Even though allowing employees to work from home is likely to be beneficial in the long term, the problem is that many organizations are simply not prepared for it, and it’s unlikely that employees have been sufficiently trained to handle sensitive data when working from a remote location.

CIOs and CISOs will find it much harder to enforce company security policies, such as policies relating to what devices can be used, where they can be used, and how they can access the company network.

They will find it harder to enforce the encryption of sensitive data, both at rest and in transit. They will have little control over which applications an employee can install on their device and will struggle to ensure that all devices are password protected.

Should a device containing unencrypted sensitive data get lost or stolen, there isn’t much the CISO can do about it. If the CISO was sufficiently prepared, they could have installed Mobile Device Management (MDM) software on the users’ device, which would allow them to wipe the data from the missing device, amongst other things.

In times of recession, the last thing a business wants is for a data breach to make the headlines, and of course, it’s the last thing CIOs and CISOs want too, as it will put them even more pressure. And while the ensuing recession may result in a loss of business, this won’t necessarily ease the load on CIOs and CISOs.

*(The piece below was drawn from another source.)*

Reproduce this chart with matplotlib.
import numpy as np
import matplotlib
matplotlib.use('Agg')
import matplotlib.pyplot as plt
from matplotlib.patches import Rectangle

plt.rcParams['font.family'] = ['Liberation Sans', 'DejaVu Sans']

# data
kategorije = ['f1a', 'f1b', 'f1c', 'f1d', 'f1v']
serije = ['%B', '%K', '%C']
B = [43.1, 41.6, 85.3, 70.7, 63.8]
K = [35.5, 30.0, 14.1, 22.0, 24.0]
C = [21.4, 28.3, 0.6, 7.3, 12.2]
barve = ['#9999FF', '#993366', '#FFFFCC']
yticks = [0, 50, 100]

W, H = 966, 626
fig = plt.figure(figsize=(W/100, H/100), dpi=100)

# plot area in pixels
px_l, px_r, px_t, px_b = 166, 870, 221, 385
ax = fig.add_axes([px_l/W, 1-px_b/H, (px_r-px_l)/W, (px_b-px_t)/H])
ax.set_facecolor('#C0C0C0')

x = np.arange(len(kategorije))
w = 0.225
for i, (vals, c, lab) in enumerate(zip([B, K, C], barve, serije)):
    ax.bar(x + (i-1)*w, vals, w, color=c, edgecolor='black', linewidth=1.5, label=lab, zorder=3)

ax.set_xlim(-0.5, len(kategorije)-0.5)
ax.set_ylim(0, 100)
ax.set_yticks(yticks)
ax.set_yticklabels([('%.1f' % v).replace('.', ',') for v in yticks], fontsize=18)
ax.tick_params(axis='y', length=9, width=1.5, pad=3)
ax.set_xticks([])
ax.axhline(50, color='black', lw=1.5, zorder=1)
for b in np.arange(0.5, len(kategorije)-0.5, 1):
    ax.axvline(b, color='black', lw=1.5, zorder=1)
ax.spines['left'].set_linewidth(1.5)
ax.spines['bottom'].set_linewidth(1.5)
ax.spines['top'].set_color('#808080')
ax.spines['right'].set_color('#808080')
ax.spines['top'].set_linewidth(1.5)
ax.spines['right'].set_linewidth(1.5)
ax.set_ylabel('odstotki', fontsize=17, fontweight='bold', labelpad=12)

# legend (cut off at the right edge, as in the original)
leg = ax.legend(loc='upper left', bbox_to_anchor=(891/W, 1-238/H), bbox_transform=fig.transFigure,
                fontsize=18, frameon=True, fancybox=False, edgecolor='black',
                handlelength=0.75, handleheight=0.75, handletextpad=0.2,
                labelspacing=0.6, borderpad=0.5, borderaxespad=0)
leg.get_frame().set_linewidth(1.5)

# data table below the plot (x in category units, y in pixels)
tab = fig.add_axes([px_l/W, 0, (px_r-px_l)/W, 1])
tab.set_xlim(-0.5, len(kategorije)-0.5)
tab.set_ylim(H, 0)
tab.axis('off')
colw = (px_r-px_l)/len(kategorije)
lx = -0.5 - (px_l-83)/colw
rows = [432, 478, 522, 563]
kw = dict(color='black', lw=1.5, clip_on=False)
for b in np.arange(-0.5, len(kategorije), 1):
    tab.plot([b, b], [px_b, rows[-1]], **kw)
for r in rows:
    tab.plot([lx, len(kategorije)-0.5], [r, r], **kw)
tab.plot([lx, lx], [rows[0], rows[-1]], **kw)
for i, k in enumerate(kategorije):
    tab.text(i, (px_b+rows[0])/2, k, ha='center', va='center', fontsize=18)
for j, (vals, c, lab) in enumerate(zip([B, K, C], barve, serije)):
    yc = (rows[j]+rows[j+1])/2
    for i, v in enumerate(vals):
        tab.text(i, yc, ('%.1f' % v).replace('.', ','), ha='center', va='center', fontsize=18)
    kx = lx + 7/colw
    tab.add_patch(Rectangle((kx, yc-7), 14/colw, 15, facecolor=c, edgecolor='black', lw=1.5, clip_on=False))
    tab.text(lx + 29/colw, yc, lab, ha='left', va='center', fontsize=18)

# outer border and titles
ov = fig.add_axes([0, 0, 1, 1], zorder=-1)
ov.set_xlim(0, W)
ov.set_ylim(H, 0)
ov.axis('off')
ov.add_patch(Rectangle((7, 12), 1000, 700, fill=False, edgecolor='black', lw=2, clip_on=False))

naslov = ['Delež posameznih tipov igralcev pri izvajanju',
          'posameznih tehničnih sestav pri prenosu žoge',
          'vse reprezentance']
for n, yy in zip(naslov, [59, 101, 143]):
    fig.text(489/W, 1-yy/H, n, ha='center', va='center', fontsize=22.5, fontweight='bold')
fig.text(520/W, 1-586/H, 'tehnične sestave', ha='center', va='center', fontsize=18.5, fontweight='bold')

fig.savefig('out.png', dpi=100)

Hopefully I’m wrong, but the chances are, businesses will try to cut staff and training budgets, as opposed to taking on much needed IT security professionals or training existing staff to fill the role.

Is there anything positive we can extract from this? Well, it’s not exactly a silver lining, but at least there will be less physical security threats, and less employees asking questions, which may otherwise distract CIOs and CISOs from more important tasks. Additionally, many of the internal devices, including printers and scanners, will be used less, or even made redundant, thus reducing the amount of time the IT department spends on maintaining out-dated systems.

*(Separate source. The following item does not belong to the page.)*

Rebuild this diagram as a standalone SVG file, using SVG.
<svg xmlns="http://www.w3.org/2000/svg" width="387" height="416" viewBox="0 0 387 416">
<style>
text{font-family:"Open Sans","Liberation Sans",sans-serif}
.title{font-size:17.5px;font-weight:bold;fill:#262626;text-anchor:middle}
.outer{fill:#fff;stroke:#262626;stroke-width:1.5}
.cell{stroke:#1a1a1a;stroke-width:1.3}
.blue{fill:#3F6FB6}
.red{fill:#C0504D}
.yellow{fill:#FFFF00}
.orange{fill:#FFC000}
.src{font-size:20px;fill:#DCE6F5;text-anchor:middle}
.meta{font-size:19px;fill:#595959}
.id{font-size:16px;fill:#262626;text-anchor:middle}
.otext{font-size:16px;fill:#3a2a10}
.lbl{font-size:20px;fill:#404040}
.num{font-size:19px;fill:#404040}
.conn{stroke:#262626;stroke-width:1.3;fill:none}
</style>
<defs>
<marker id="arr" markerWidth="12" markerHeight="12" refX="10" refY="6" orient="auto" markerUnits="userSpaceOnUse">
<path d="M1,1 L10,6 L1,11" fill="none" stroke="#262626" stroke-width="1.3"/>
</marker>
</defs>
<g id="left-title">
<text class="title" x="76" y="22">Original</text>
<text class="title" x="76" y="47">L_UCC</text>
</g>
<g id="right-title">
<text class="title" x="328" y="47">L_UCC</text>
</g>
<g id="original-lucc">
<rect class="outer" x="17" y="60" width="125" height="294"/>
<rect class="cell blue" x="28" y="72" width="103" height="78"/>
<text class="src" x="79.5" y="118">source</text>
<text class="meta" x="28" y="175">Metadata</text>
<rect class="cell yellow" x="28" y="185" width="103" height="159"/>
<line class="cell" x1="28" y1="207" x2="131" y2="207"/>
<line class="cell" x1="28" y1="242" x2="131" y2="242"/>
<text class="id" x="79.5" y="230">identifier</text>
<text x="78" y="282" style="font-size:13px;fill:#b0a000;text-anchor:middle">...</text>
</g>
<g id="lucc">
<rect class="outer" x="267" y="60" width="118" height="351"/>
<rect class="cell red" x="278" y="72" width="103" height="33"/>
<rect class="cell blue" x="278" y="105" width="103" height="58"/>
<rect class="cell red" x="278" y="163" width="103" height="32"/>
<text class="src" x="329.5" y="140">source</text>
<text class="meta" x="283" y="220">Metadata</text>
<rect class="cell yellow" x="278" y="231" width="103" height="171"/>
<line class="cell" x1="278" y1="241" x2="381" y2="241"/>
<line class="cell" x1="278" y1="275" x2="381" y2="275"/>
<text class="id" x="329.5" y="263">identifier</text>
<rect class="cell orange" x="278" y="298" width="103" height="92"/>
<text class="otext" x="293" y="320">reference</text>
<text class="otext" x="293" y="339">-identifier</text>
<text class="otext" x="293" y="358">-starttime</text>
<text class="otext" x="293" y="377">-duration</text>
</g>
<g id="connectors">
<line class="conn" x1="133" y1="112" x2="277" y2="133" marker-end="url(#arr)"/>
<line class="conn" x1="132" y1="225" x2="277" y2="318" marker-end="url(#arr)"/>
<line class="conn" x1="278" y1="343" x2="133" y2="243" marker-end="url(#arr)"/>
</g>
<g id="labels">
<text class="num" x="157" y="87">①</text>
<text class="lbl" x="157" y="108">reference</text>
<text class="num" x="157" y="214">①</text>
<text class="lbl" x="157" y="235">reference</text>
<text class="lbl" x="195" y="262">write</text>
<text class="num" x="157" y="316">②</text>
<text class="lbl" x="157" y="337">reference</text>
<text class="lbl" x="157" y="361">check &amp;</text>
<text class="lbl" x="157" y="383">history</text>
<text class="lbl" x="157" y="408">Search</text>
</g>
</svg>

What Can CIOs and CISOs Do to Improve the Situation?

There are, broadly speaking, four areas that CIOs and CISOs need to focus on to reduce the likelihood of a data breach during the coronavirus pandemic.

The first relates to the protocols they use to ensure that employees working from home can do so in a way that doesn’t put sensitive data at risk.

The second relates to the use of automation to compensate for the shortage of cyber-security skills, and to improve the overall efficiency and scalability of business operations.

The third relates to their ability to protect their systems from ransomware attacks. Even though the recent surge in ransomware attacks are mostly targeting the healthcare industry, hackers will no doubt continue to take advantage of the health crisis to infect anyone they can.

Finally, CIOs and CISOs need to ensure that they have the best auditing solutions in place to give them the visibility they need to identify anomalous user behaviour. They need real-time information about what data is being accessed, from what location, when, and by who.

There will be some tough challenges ahead, but it’s not all doom and gloom. In the aftermath of the coronavirus pandemic, the resulting shift in the digital landscape will inevitably yield some long-term benefits. The current crisis will lend justification to larger cyber security budgets, and result in a more data-centric approach to cyber-security. And if more employees are working from home, and using their own devices, companies will no doubt save money. Businesses may even move into smaller buildings, which could significantly reduce their overheads. Not only that, but it could actually result in a boost in productivity, as employees tend to feel happier working from home, using devices which they are familiar with.